Fitch warns insured losses from blasts could reach $1.5b
Updated: 2015-08-19 07:34
By Hu Yuanyuan(China Daily)
Local residents pass a branch of PICC in Nanjing, Jiangsu province. [Zhen Huai / For China Daily]
The insured losses from a series of explosions at a chemical warehouse in Tianjin on Aug 12 are likely to range from $1 billion to $1.5 billion, Fitch Ratings said in a report on Tuesday.
The high insurance penetration rate in this area could make the blasts one of the most costly catastrophe claims for the Chinese insurance sector in the past few years, the report said.
According to the China Insurance Regulatory Commission, non-life-insurance premiums from Tianjin amounted to 11 billion yuan ($1.7 billion) last year.
As such, should insured losses come in at the high end of the initial estimate of $1 billion to $1.5 billion, they would represent about 88 percent of total direct premiums written in Tianjin, or roughly 5.4 percent of aggregated shareholder capital for the six most active issuers at the end of last year.

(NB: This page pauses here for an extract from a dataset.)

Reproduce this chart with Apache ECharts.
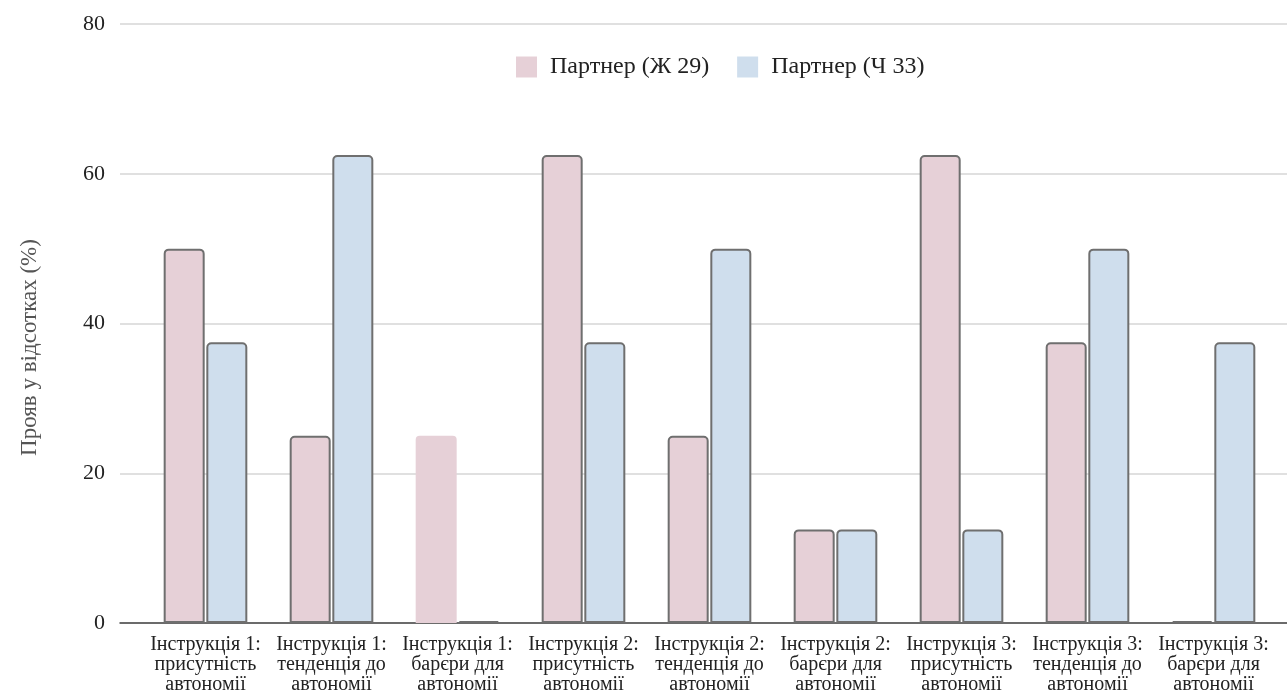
<!DOCTYPE html>
<html>
<head>
<meta charset="utf-8">
<script src="https://cdn.jsdelivr.net/npm/echarts@6/dist/echarts.min.js"></script>
<style>
html,body{margin:0;padding:0;background:#fff;}
#c{width:1287px;height:695px;}
</style>
</head>
<body>
<div id="c"></div>
<script>
const categories = [
  'Інструкція 1:\nприсутність\nавтономії',
  'Інструкція 1:\nтенденція до\nавтономії',
  'Інструкція 1:\nбарєри для\nавтономії',
  'Інструкція 2:\nприсутність\nавтономії',
  'Інструкція 2:\nтенденція до\nавтономії',
  'Інструкція 2:\nбарєри для\nавтономії',
  'Інструкція 3:\nприсутність\nавтономії',
  'Інструкція 3:\nтенденція до\nавтономії',
  'Інструкція 3:\nбарєри для\nавтономії'
];
const seriesNames = ['Партнер (Ж 29)', 'Партнер (Ч 33)'];
const femaleValues = [50, 25, 25, 62.5, 25, 12.5, 62.5, 37.5, 0];
const maleValues = [37.5, 62.5, 0, 37.5, 50, 12.5, 12.5, 50, 37.5];
const yTicks = [0, 20, 40, 60, 80];
const yTitle = 'Прояв у відсотках (%)';

const serif = '"Liberation Serif", "DejaVu Serif", serif';
const TOP = 24, BOTTOM = 72;

const chart = echarts.init(document.getElementById('c'));
const femaleData = femaleValues.map((v, i) => i === 2 ? { value: v, itemStyle: { borderWidth: 0 } } : v);

chart.setOption({
  animation: false,
  legend: {
    data: seriesNames,
    left: 511,
    top: 50,
    itemWidth: 21,
    itemHeight: 21,
    itemGap: 28,
    icon: 'rect',
    itemStyle: { borderWidth: 0 },
    textStyle: { fontFamily: serif, fontSize: 24, color: '#222', padding: [0, 0, 0, 8] }
  },
  graphic: [{
    type: 'text',
    left: 18,
    top: 'middle',
    rotation: Math.PI / 2,
    style: { text: yTitle, font: '23px ' + serif, fill: '#555' }
  }],
  grid: [
    { left: 120, right: 0, top: TOP, bottom: BOTTOM },
    { left: 142.5, right: 10.5, top: TOP, bottom: BOTTOM }
  ],
  xAxis: [
    {
      gridIndex: 0, type: 'value', min: 0, max: 1,
      axisLine: { show: true, onZero: false, lineStyle: { color: '#444', width: 1.5 } },
      axisTick: { show: false }, axisLabel: { show: false }, splitLine: { show: false }
    },
    {
      gridIndex: 1, type: 'category', data: categories,
      axisLine: { show: false }, axisTick: { show: false },
      axisLabel: { interval: 0, margin: 12, fontFamily: serif, fontSize: 20, lineHeight: 20, color: '#222', align: 'center' }
    }
  ],
  yAxis: [
    {
      gridIndex: 0, type: 'value', min: 0, max: 80, interval: 20,
      axisLine: { show: false }, axisTick: { show: false },
      axisLabel: { margin: 15, fontFamily: serif, fontSize: 22, color: '#222',
        formatter: v => yTicks.includes(v) ? String(v) : '' },
      splitLine: { lineStyle: { color: '#d6d6d6', width: 1.5 } }
    },
    {
      gridIndex: 1, type: 'value', min: 0, max: 80, interval: 20, show: false,
      splitLine: { show: false }
    }
  ],
  series: [
    {
      name: seriesNames[0], type: 'bar', xAxisIndex: 1, yAxisIndex: 1,
      data: femaleData, barWidth: 41, barGap: '4%', barMinHeight: 2,
      itemStyle: { color: '#e6d0d7', borderColor: '#6f6f6f', borderWidth: 2, borderRadius: [4, 4, 0, 0] }
    },
    {
      name: seriesNames[1], type: 'bar', xAxisIndex: 1, yAxisIndex: 1,
      data: maleValues, barWidth: 41, barGap: '4%', barMinHeight: 2,
      itemStyle: { color: '#cfdeed', borderColor: '#6f6f6f', borderWidth: 2, borderRadius: [4, 4, 0, 0] }
    }
  ]
});
</script>
</body>
</html>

Motor insurance is expected to be a major sector of all claims, since over 8,000 vehicles were destroyed in the blasts.
Fitch expects the number of reported insurance claims cases to surge further in the coming weeks. It believes that claims are likely to undermine the financial performance of some regional players, as well as property and casualty insurers with high-risk accumulation in the affected areas.
PICC Property and Casualty Co, Ping An Property & Casualty Insurance Co of China, China Pacific Property Insurance, China Continent Property & Casualty Insurance, Sunshine Property & Casualty Insurance and Taiping General Insurance are the most active insurers in the region, accounting for more than 77 percent of the non-life segment as measured by direct premiums written.
Settlements started last week. Tianjin Port Public Security Bureau, located just 100 meters from the explosion site, received a 2 million yuan payment for its 27 destroyed cars from China United Insurance Co on Sunday.
On Monday, PICC Property and Casualty Insurance Co Ltd paid 20 million yuan to Tianjin Port Group.
"The blasts will not put too big a burden on the major insurance companies in China, since the industry is large enough to handle claims up to $1.5 billion, and reinsurers will help share the claims as well," said Wang Guojun, a professor at the University of International Business and Economics in Beijing.
Claims from the blasts could be shared with both local and international reinsurers, which could mitigate the direct impact on the Chinese insurance sector.
While insurers could recover a portion of their property claims from their reinsurers, their exposure, the amount of retention and the number of reinstatements under the catastrophe reinsurance program are likely to determine the degree of severity to which they are affected.
Motor insurance claims could impair insurers' margins and capital if their reinsurance protection is marginal and the degree of risk accumulation within the affected region is significant.
Medical and life insurance claims are also likely to be substantial. Victims of death and injuries are covered by a government-supported accident insurance plan for the Tianjin region, in addition to their own medical and life insurance policies. Each injured person who is insured by the government plan can claim compensation of between 20,000 and 35,000 yuan, depending on the extent of the injuries, while compensation of 50,000 yuan will be paid in the event of death.
"The incident will have some positive impact on the insurance companies. They will have more comprehensive risk management and scrutiny of their clients in the future," Wang said.
Tian Siqi contributed to this story.